The first part of our Curriculum Series answers the most commonly asked questions about the English National Curriculum. As a widely recognised curricula offered in international schools worldwide, find out whether or not the English National Curriculum is right for your child.
The English National Curriculum (ENC) is used by all schools in England and by thousands of British curriculum schools all over the world. It is estimated that over 30,000 schools in total follow the English National Curriculum.
The ENC was first launched in 1988 and has been developing consistently since then. It is a very well-established and recognised curriculum and often characterised by the terms broad and balanced because it covers a full breadth of subjects up to the age of 14. The curriculum focuses on delivering high academic standards whilst ensuring that students also develop wider life skills.
One of the strengths of the ENC is that it is highly structured, from early years to age 14, with progress measures throughout to inform parents and teachers.
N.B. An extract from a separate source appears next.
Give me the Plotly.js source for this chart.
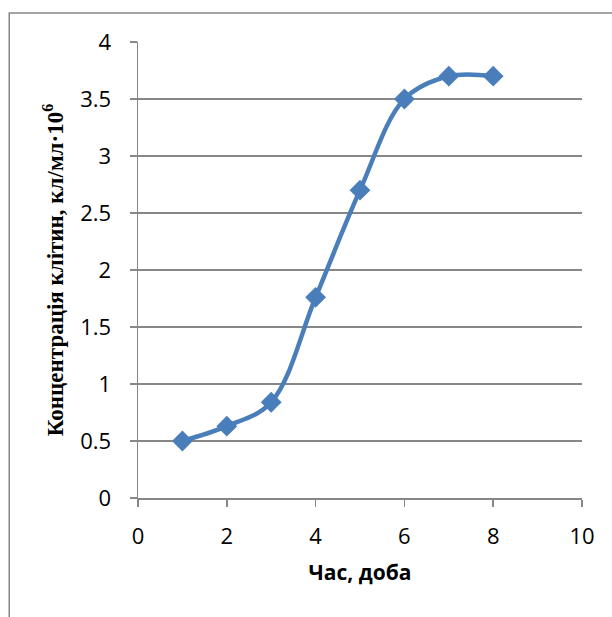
<!DOCTYPE html>
<html>
<head>
<meta charset="utf-8">
<script src="https://cdn.plot.ly/plotly-3.0.1.min.js"></script>
<style>html,body{margin:0;padding:0;background:#fff;}</style>
</head>
<body>
<div id="chart" style="width:612px;height:617px;"></div>
<script>
const days = [1, 2, 3, 4, 5, 6, 7, 8];
const concentration = [0.5, 0.63, 0.84, 1.76, 2.7, 3.5, 3.7, 3.7];
const xTitle = 'Час, доба';
const yTitle = 'Концентрація клітин, кл/мл·10<sup>6</sup>';

const gray = '#878787';
const blue = '#4a7ebb';

const trace = {
  x: days, y: concentration, type: 'scatter', mode: 'lines+markers',
  line: {color: blue, width: 4.5, shape: 'spline', smoothing: 1},
  marker: {symbol: 'diamond', size: 16, color: blue},
  hoverinfo: 'none'
};

const tickFont = {family: 'Open Sans, sans-serif', size: 22, color: '#000'};

const layout = {
  width: 612, height: 617,
  margin: {l: 137.5, r: 30, t: 42, b: 119},
  paper_bgcolor: '#fff', plot_bgcolor: '#fff',
  showlegend: false,
  xaxis: {
    range: [0, 10], dtick: 2, tick0: 0,
    showgrid: false, zeroline: false,
    showline: true, linecolor: gray, linewidth: 1.5,
    ticks: 'outside', ticklen: 7, tickcolor: gray, tickwidth: 1.5,
    tickfont: tickFont, ticklabelstandoff: 11,
    title: {text: xTitle, font: {family: 'Open Sans, sans-serif', size: 21, color: '#000', weight: 'bold'}, standoff: 16}
  },
  yaxis: {
    range: [0, 4], dtick: 0.5, tick0: 0,
    showgrid: true, gridcolor: gray, gridwidth: 1.5,
    zeroline: false,
    showline: true, linecolor: gray, linewidth: 1.5,
    ticks: 'outside', ticklen: 7, tickcolor: gray, tickwidth: 1.5,
    tickfont: tickFont, ticklabelstandoff: 14,
    title: {text: yTitle, font: {family: 'Liberation Serif, serif', size: 23, color: '#000', weight: 'bold'}, standoff: 10}
  },
  shapes: [{
    type: 'rect', xref: 'paper', yref: 'paper',
    x0: -0.29, x1: 1.3, y0: -0.4, y1: 1.0636,
    line: {color: gray, width: 1.5}, fillcolor: 'rgba(0,0,0,0)', layer: 'below'
  }]
};

Plotly.newPlot('chart', [trace], layout, {displayModeBar: false, staticPlot: true});
</script>
</body>
</html>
Students’ progress is benchmarked against the expectations from the curriculum, and against all the other schools. After the age of 14, students enter two years of preparation for the (International) General Certificate of Secondary Education (IGCSE) examination, taken at age 16. This is one of the only curricula which has internationally- recognised qualifications in every single subject at this age.
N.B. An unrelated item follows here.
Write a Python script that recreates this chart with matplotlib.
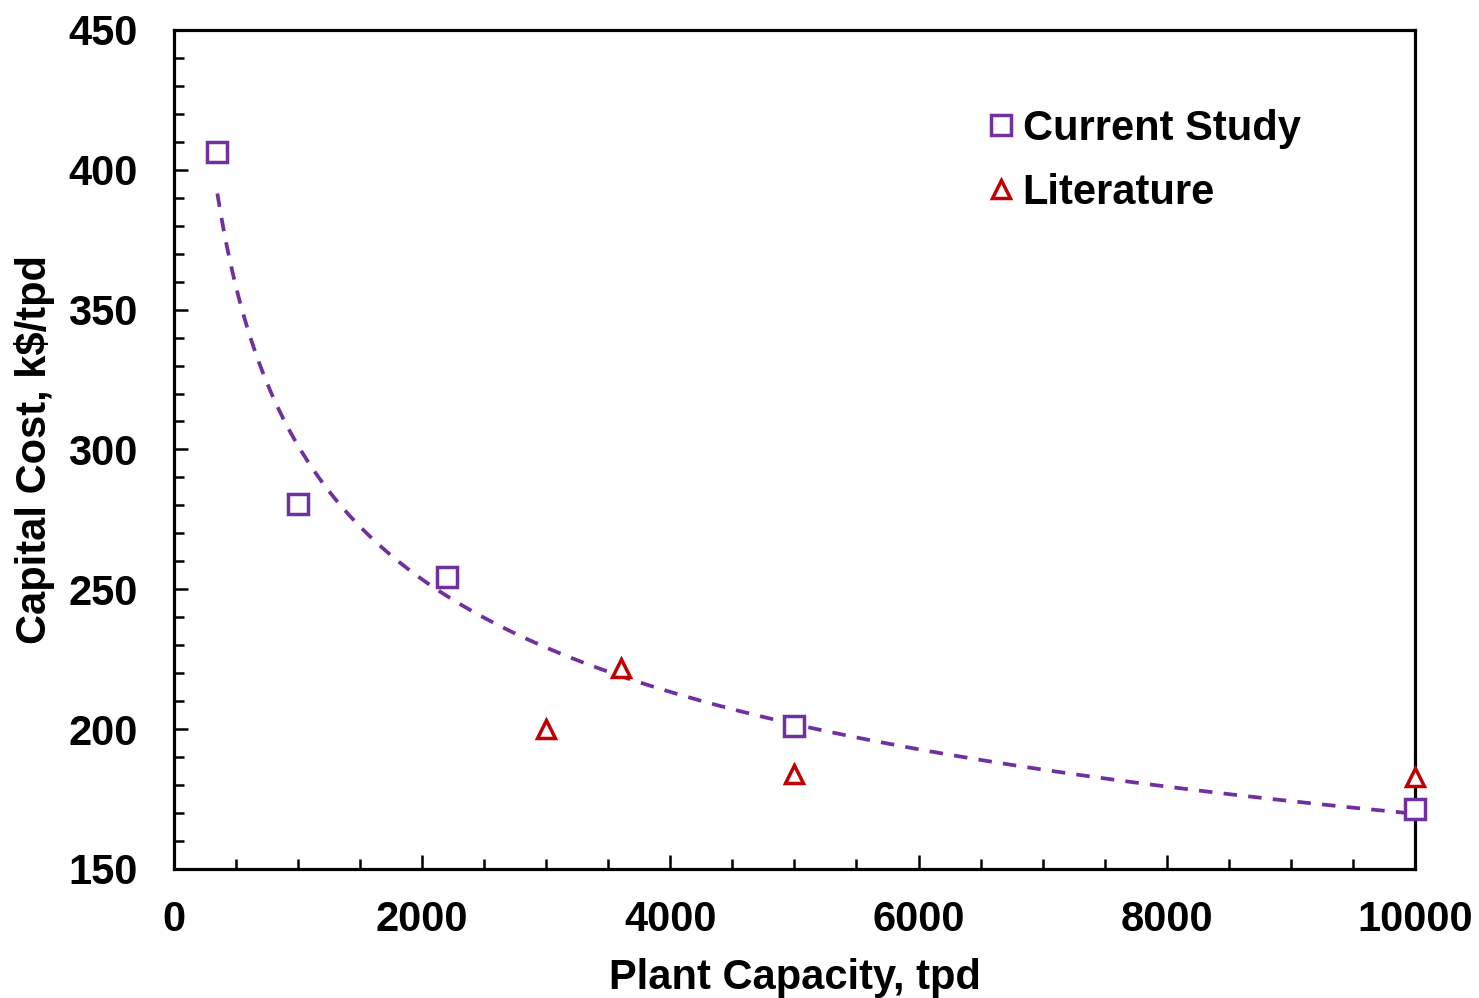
import numpy as np
import matplotlib
matplotlib.use("Agg")
import matplotlib.pyplot as plt
from matplotlib.ticker import MultipleLocator

plt.rcParams['font.family'] = ['Liberation Sans', 'DejaVu Sans']
plt.rcParams['font.weight'] = 'bold'

# Data
study_x = [350, 1000, 2200, 5000, 10000]
study_y = [406.5, 280.5, 254.5, 201, 171.5]
lit_x = [3000, 3600, 5000, 10000]
lit_y = [200, 222, 184, 183]

purple = '#7030A0'
red = '#C00000'

fig = plt.figure(figsize=(14.79, 9.98), dpi=100)
ax = fig.add_axes([0.1176, 0.1293, 0.8391, 0.8407])

# Power trendline fitted to the current study points
b, loga = np.polyfit(np.log(study_x), np.log(study_y), 1)
xs = np.linspace(min(study_x), max(study_x), 400)
ax.plot(xs, np.exp(loga) * xs ** b, linestyle=(0, (3.6, 3.0)), color=purple, lw=2.7, zorder=2)

ax.plot(study_x, study_y, linestyle='none', marker='s', markersize=14.5, mfc='white',
        mec=purple, mew=2.5, label='Current Study', zorder=4, clip_on=False)
ax.plot(lit_x, lit_y, linestyle='none', marker='^', markersize=13, mfc='white',
        mec=red, mew=2.5, label='Literature', zorder=3, clip_on=False)

ax.set_xlim(0, 10000)
ax.set_ylim(150, 450)
ax.xaxis.set_major_locator(MultipleLocator(2000))
ax.xaxis.set_minor_locator(MultipleLocator(500))
ax.yaxis.set_major_locator(MultipleLocator(50))
ax.yaxis.set_minor_locator(MultipleLocator(10))
ax.tick_params(which='both', direction='in', top=False, right=False, labelsize=30, width=1.8)
ax.tick_params(axis='x', which='both', pad=22)
ax.tick_params(axis='y', which='both', pad=26)
ax.tick_params(which='major', length=10)
ax.tick_params(which='minor', length=7)
for lab in ax.get_xticklabels() + ax.get_yticklabels():
    lab.set_fontweight('bold')
for s in ax.spines.values():
    s.set_linewidth(2.3)

ax.set_xlabel('Plant Capacity, tpd', fontsize=30, fontweight='bold', labelpad=13)
ax.set_ylabel('Capital Cost, k$/tpd', fontsize=30, fontweight='bold', labelpad=10)

ax.legend(loc='upper left', bbox_to_anchor=(0.653, 0.906), frameon=False,
          handlelength=0.8, handletextpad=0.12, labelspacing=0.57, borderpad=0,
          borderaxespad=0, prop={'weight': 'bold', 'size': 30})

fig.savefig('out.png', dpi=100)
Because students become accustomed to examinations at this stage, they are very well-prepared for study beyond the age of 16, as they enter the International Baccalaureate (IB) Diploma Programme – now followed by the majority of international schools worldwide – or A-levels. IGCSE is therefore widely accepted as an excellent foundation for this next stage.
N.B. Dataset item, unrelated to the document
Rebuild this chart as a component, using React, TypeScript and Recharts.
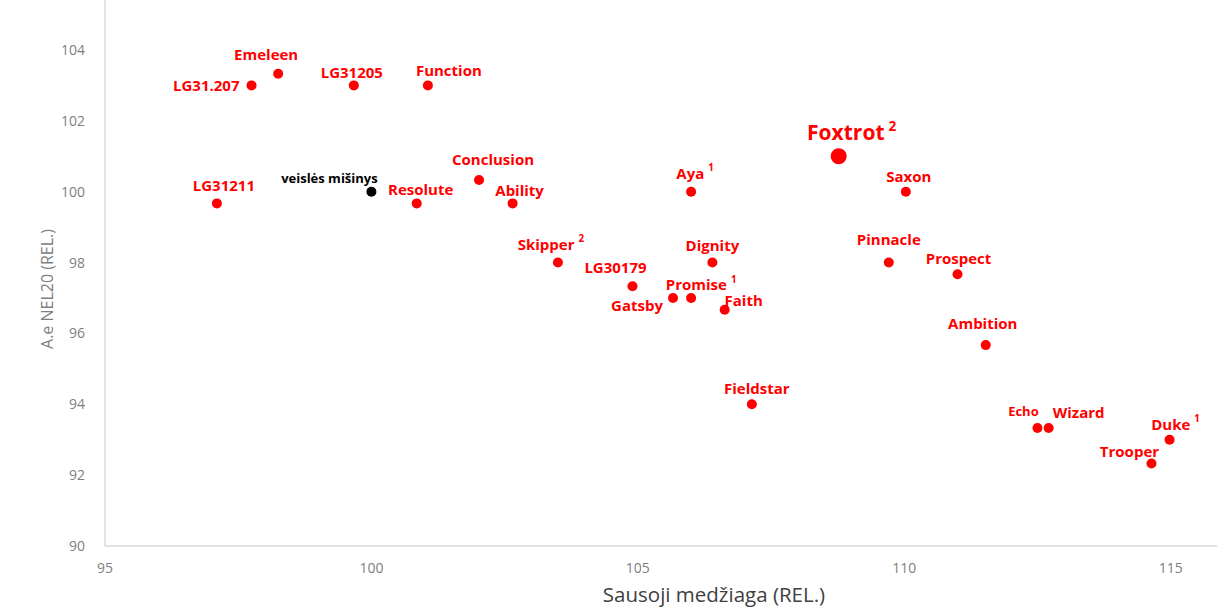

The ENC is also adaptable to an international school setting. For example, our international schools offer the Juilliard performing arts curriculum and a new STEAM programme, in collaboration with the Massachusetts Institute of Technology, whilst still delivering the full requirements of the ENC in these subjects.
Universities and employers across the world recognise the British education system and hold it in high regard. The ongoing development of the curriculum to encompass skills that employers are seeking, such as leadership, teamwork, problem-solving, global awareness, digital literacy, breadth of thinking and creativity give the ENC high standing.
The ENC also places a premium on personal, social, health, and economic education. The framework of academic excellence, respect and good manners, all hallmarks of the ENC, ensures that personal development is also at the heart of education.
The English National Curriculum and British curriculum is found in schools around the world in very significant numbers. Indeed, there are very few major cities with international schools where a British curriculum model cannot be found. It is well worth looking into school websites to check this out because the school name may not readily provide a clue. The ‘British School of….’ is clearly an indicator but other school groups, and indeed individual schools, may well choose the curriculum because of the opportunities it offers to students.